| THE EXERCISE |
Determine which lines contain the word "that", then copy those lines.

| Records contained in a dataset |

^^^^^^^^^^^^^^^^

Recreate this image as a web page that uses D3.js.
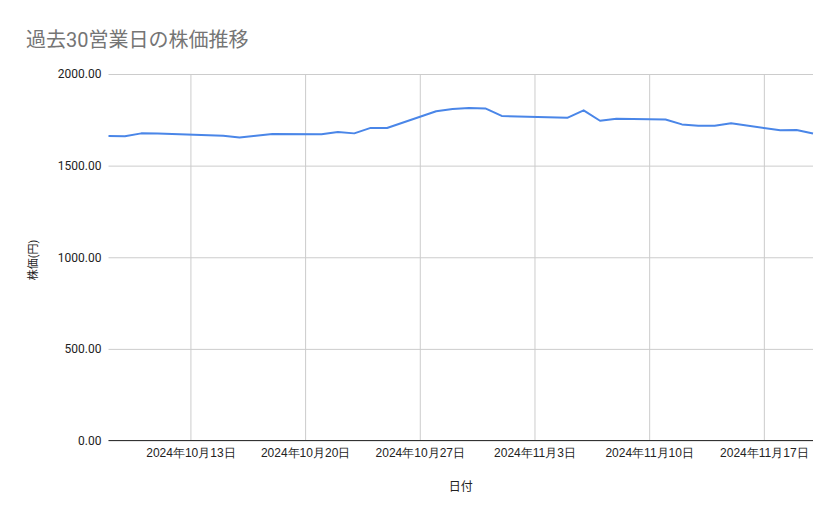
<!DOCTYPE html>
<html>
<head>
<meta charset="utf-8">
<script src="https://cdn.jsdelivr.net/npm/d3@7"></script>
<style>
  html, body { margin: 0; padding: 0; background: #fff; }
  svg { display: block; font-family: Roboto, "Noto Sans CJK JP", sans-serif; }
</style>
</head>
<body>
<svg id="chart" width="839" height="519"></svg>
<script>
const title = "過去30営業日の株価推移";
const xTitle = "日付";
const yTitle = "株価(円)";
const dates = [
  "2024-10-08","2024-10-09","2024-10-10","2024-10-11",
  "2024-10-15","2024-10-16","2024-10-17","2024-10-18",
  "2024-10-21","2024-10-22","2024-10-23","2024-10-24","2024-10-25",
  "2024-10-28","2024-10-29","2024-10-30","2024-10-31","2024-11-01",
  "2024-11-05","2024-11-06","2024-11-07","2024-11-08",
  "2024-11-11","2024-11-12","2024-11-13","2024-11-14","2024-11-15",
  "2024-11-18","2024-11-19","2024-11-20"
];
const prices = [
  1662, 1660, 1676, 1675,
  1663, 1654, 1663, 1672,
  1671, 1684, 1676, 1706, 1705,
  1797, 1809, 1815, 1812, 1771,
  1761, 1802, 1745, 1756,
  1752, 1725, 1718, 1718, 1731,
  1693, 1694, 1675
];
const yTicks = [0, 500, 1000, 1500, 2000];
const xTickDates = ["2024-10-13","2024-10-20","2024-10-27","2024-11-03","2024-11-10","2024-11-17"];
const xDomain = ["2024-10-08","2024-11-20"];

const parse = d3.utcParse("%Y-%m-%d");
const data = dates.map((d, i) => ({ date: parse(d), value: prices[i] }));

const svg = d3.select("#chart");
const mLeft = 108.5, mRight = 813, mTop = 74, mBottom = 440.5;

const x = d3.scaleUtc().domain(xDomain.map(parse)).range([mLeft, mRight]);
const y = d3.scaleLinear().domain([0, 2000]).range([mBottom, mTop]);

// title
svg.append("text")
  .attr("x", 26).attr("y", 47)
  .attr("font-size", 20)
  .attr("fill", "#757575")
  .text(title);

// horizontal gridlines + y axis
const yAxis = d3.axisLeft(y).tickValues(yTicks).tickSize(-(mRight - mLeft)).tickPadding(7)
  .tickFormat(d3.format(".2f"));
const gy = svg.append("g").attr("transform", `translate(${mLeft},0)`).call(yAxis);
gy.select(".domain").remove();
gy.selectAll(".tick line").attr("stroke", "#cccccc").attr("stroke-width", 1);
gy.selectAll(".tick text").attr("font-size", 12).attr("fill", "#222").attr("font-family", "Roboto, sans-serif");

// vertical gridlines + x axis
const xAxis = d3.axisBottom(x).tickValues(xTickDates.map(parse)).tickSize(-(mBottom - mTop)).tickPadding(8)
  .tickFormat(d => `${d.getUTCFullYear()}年${d.getUTCMonth() + 1}月${d.getUTCDate()}日`);
const gx = svg.append("g").attr("transform", `translate(0,${mBottom})`).call(xAxis);
gx.select(".domain").remove();
gx.selectAll(".tick line").attr("stroke", "#cccccc").attr("stroke-width", 1);
gx.selectAll(".tick text").attr("font-size", 12).attr("fill", "#222");

// baseline
svg.append("line")
  .attr("x1", mLeft).attr("x2", mRight)
  .attr("y1", y(0)).attr("y2", y(0))
  .attr("stroke", "#333").attr("stroke-width", 1.2);

// line
const line = d3.line().x(d => x(d.date)).y(d => y(d.value));
svg.append("path")
  .datum(data)
  .attr("d", line)
  .attr("fill", "none")
  .attr("stroke", "#4a86e8")
  .attr("stroke-width", 2)
  .attr("stroke-linejoin", "round");

// axis titles
svg.append("text")
  .attr("x", (mLeft + mRight) / 2).attr("y", 491)
  .attr("text-anchor", "middle")
  .attr("font-size", 12).attr("fill", "#222")
  .text(xTitle);

svg.append("text")
  .attr("transform", `translate(37,260) rotate(-90)`)
  .attr("text-anchor", "middle")
  .attr("font-size", 11).attr("fill", "#222")
  .text(yTitle);
</script>
</body>
</html>
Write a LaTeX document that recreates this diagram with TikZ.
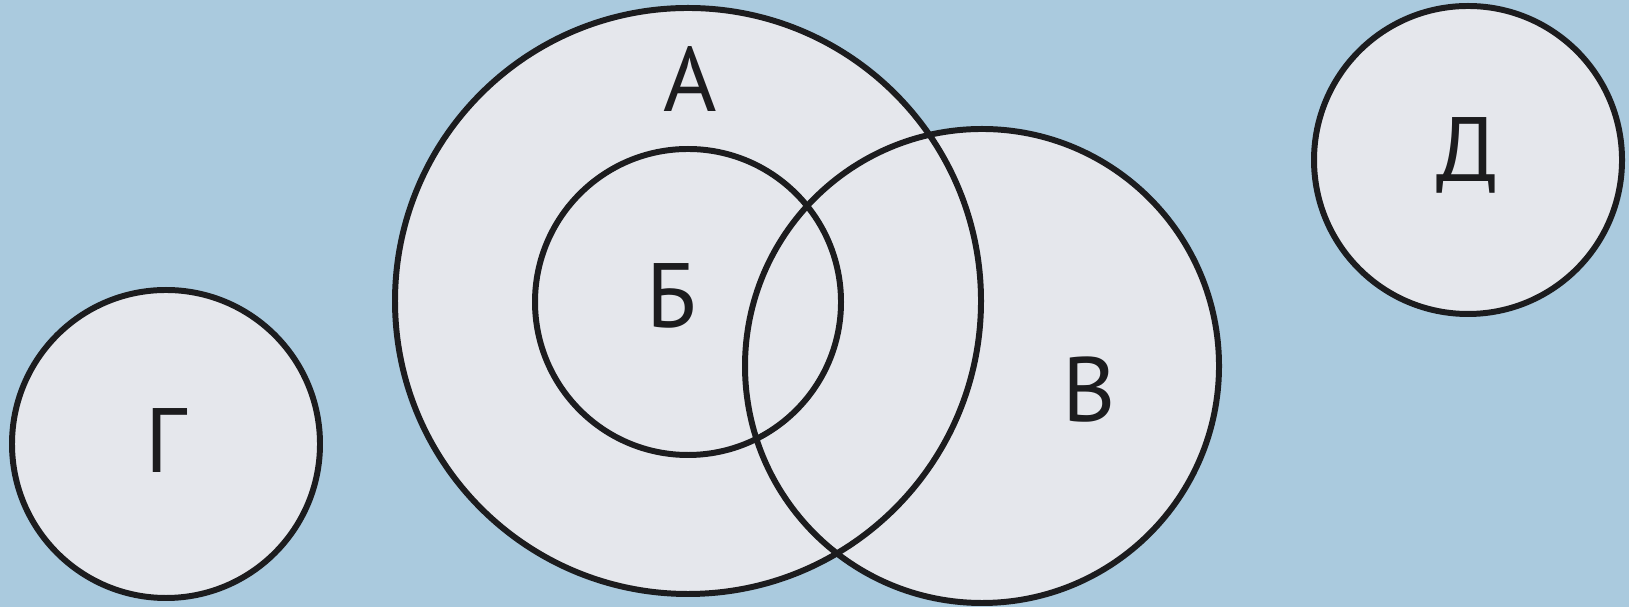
\documentclass[tikz,border=0pt]{standalone}
\usepackage{fontspec}
\setmainfont{PT Sans}
\usepackage{xcolor}
\definecolor{bookBlue}{RGB}{170, 202, 222}
\definecolor{setFill}{RGB}{229, 231, 236}
\definecolor{setLine}{RGB}{28, 28, 30}
\usetikzlibrary{positioning}

\begin{document}
\begin{tikzpicture}[
  set/.style={circle, draw=setLine, line width=1.7pt, inner sep=0pt},
  lab/.style={anchor=base, inner sep=0pt, font=\fontsize{26}{30}\selectfont, text=setLine}
]
%% background
\fill[bookBlue] (0,0) rectangle (16.29,6.07);
\useasboundingbox (0,0) rectangle (16.29,6.07);

%% fills first, so every outline stays visible
\foreach \x/\y/\r in {6.88/3.06/2.93, 9.82/2.41/2.37, 1.66/1.63/1.54, 14.68/4.47/1.54}
  \fill[setFill] (\x,\y) circle (\r);

%% sets
\node[set, minimum size=5.86cm] (a) at (6.88,3.06) {};
\node[set, minimum size=3.06cm] (b) at (6.88,3.05) {};
\node[set, minimum size=4.74cm] (v) at (9.82,2.41) {};
\node[set, minimum size=3.08cm] (g) at (1.66,1.63) {};
\node[set, minimum size=3.08cm] (d) at (14.68,4.47) {};

%% letters
\node[lab] (la) at (6.90,4.95) {А};
\node[lab] (lb) at (6.72,2.79) {Б};
\node[lab] (lv) at (10.89,1.85) {В};
\node[lab] (lg) at (1.66,1.34) {Г};
\node[lab] (ld) at (14.67,4.25) {Д};
\end{tikzpicture}
\end{document}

^^^^^^^^^^^^^^^^

| ANSWER TO THE PROBLEM |
Recreate this image as a web page that uses D3.js.
Write a LaTeX document that recreates this diagram with TikZ.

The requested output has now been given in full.